*DIRECTIVE*. Retype every line from the top of the entries down to the one with "const yMax = 23.1;", both included, and skip the pictures.

— Begin DATA RECORDS —

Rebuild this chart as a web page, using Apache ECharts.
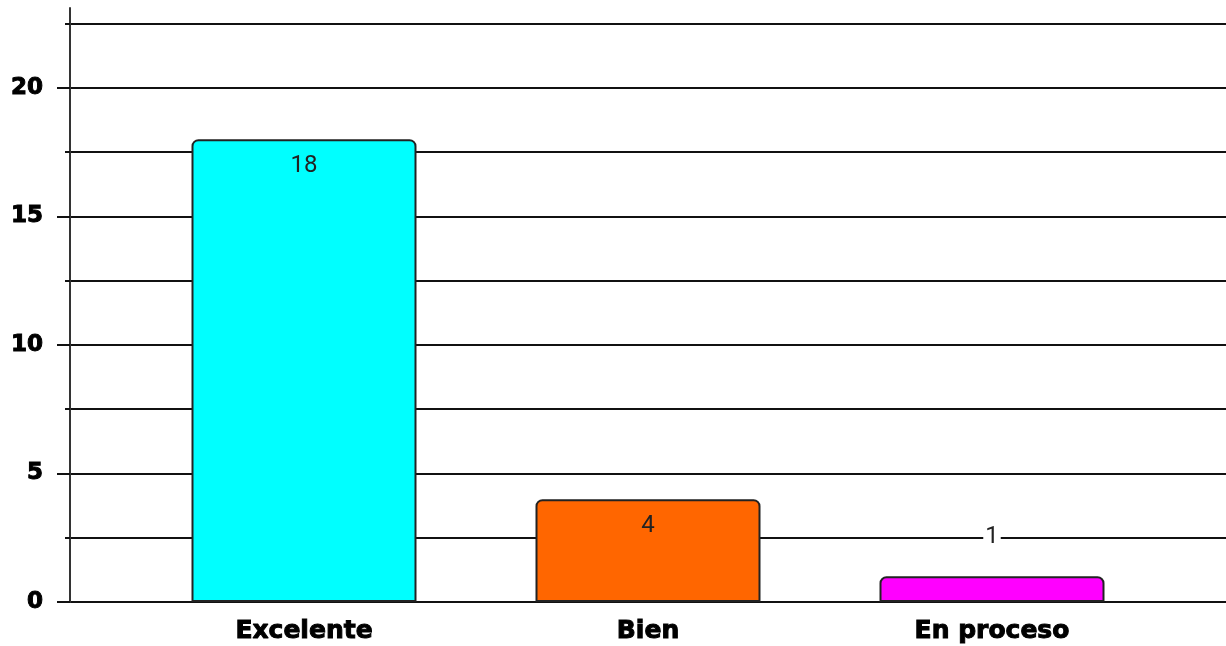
<!DOCTYPE html>
<html><head><meta charset="utf-8">
<script src="https://cdn.jsdelivr.net/npm/echarts@6/dist/echarts.min.js"></script>
<style>html,body{margin:0;padding:0;background:#fff}#c{width:1226px;height:646px}</style>
</head><body><div id="c"></div>
<script>
const categories = ['Excelente', 'Bien', 'En proceso'];
const values = [18, 4, 1];
const colors = ['#00FFFF', '#FF6600', '#FF00FF'];
const yMajorTicks = [0, 5, 10, 15, 20];
const yMinorTicks = [2.5, 7.5, 12.5, 17.5, 22.5];
const yMax = 23.1;

const chart = echarts.init(document.getElementById('c'), null, {renderer: 'canvas'});
const gridLine = {color: '#111', width: 2};
const option = {
  animation: false,
  backgroundColor: '#fff',
  grid: [
    {left: 70, right: 0, top: 8, bottom: 44},
    {left: 132, width: 1032, top: 8, bottom: 44}
  ],
  xAxis: [
    {gridIndex: 0, type: 'category', show: false, data: ['a']},
    {
      gridIndex: 1, type: 'category', data: categories,
      axisLine: {show: false}, axisTick: {show: false},
      axisLabel: {fontFamily: 'DejaVu Sans', fontWeight: 'bold', fontSize: 25, color: '#000',
        textBorderColor: '#000', textBorderWidth: 1, margin: 17}
    }
  ],
  yAxis: [
    {
      gridIndex: 0, type: 'value', position: 'left', min: 0, max: yMax, interval: 2.5,
      axisLine: {show: true, lineStyle: {color: '#333', width: 2}},
      axisTick: {show: true, customValues: yMajorTicks, length: 13, lineStyle: gridLine},
      axisLabel: {customValues: yMajorTicks, fontFamily: 'DejaVu Sans', fontWeight: 'bold', fontSize: 23,
        color: '#000', textBorderColor: '#000', textBorderWidth: 1, margin: 27},
      splitLine: {show: true, lineStyle: gridLine}
    },
    {
      gridIndex: 0, type: 'value', position: 'left', offset: 0, min: 0, max: yMax, interval: 2.5,
      axisLine: {show: false},
      axisTick: {show: true, customValues: yMinorTicks, length: 5, lineStyle: gridLine},
      axisLabel: {show: false},
      splitLine: {show: true, lineStyle: gridLine}
    },
    {gridIndex: 1, type: 'value', min: 0, max: yMax, show: false, splitLine: {show: false}}
  ],
  series: [{
    type: 'bar', xAxisIndex: 1, yAxisIndex: 2, barWidth: 225,
    data: values.map((v, i) => ({
      value: v,
      itemStyle: {color: colors[i], borderColor: '#222', borderWidth: 2, borderRadius: [6, 6, 0, 0]},
      label: v < 2
        ? {position: 'top', distance: 27, backgroundColor: '#fff', padding: [0, 2]}
        : {position: 'insideTop', distance: 15}
    })),
    label: {show: true, fontFamily: 'Roboto', fontSize: 24, color: '#222'}
  }]
};
chart.setOption(option);
</script>
</body></html>
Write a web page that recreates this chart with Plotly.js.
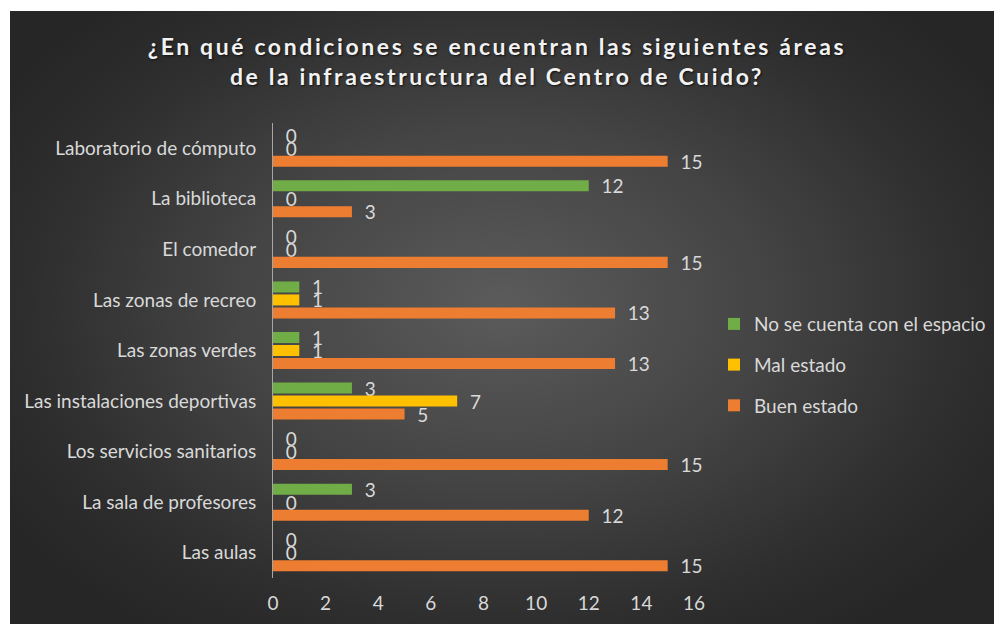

— End DATA RECORDS —

*WORKED ANSWER*.
Rebuild this chart as a web page, using Apache ECharts.
<!DOCTYPE html>
<html><head><meta charset="utf-8">
<script src="https://cdn.jsdelivr.net/npm/echarts@6/dist/echarts.min.js"></script>
<style>html,body{margin:0;padding:0;background:#fff}#c{width:1226px;height:646px}</style>
</head><body><div id="c"></div>
<script>
const categories = ['Excelente', 'Bien', 'En proceso'];
const values = [18, 4, 1];
const colors = ['#00FFFF', '#FF6600', '#FF00FF'];
const yMajorTicks = [0, 5, 10, 15, 20];
const yMinorTicks = [2.5, 7.5, 12.5, 17.5, 22.5];
const yMax = 23.1;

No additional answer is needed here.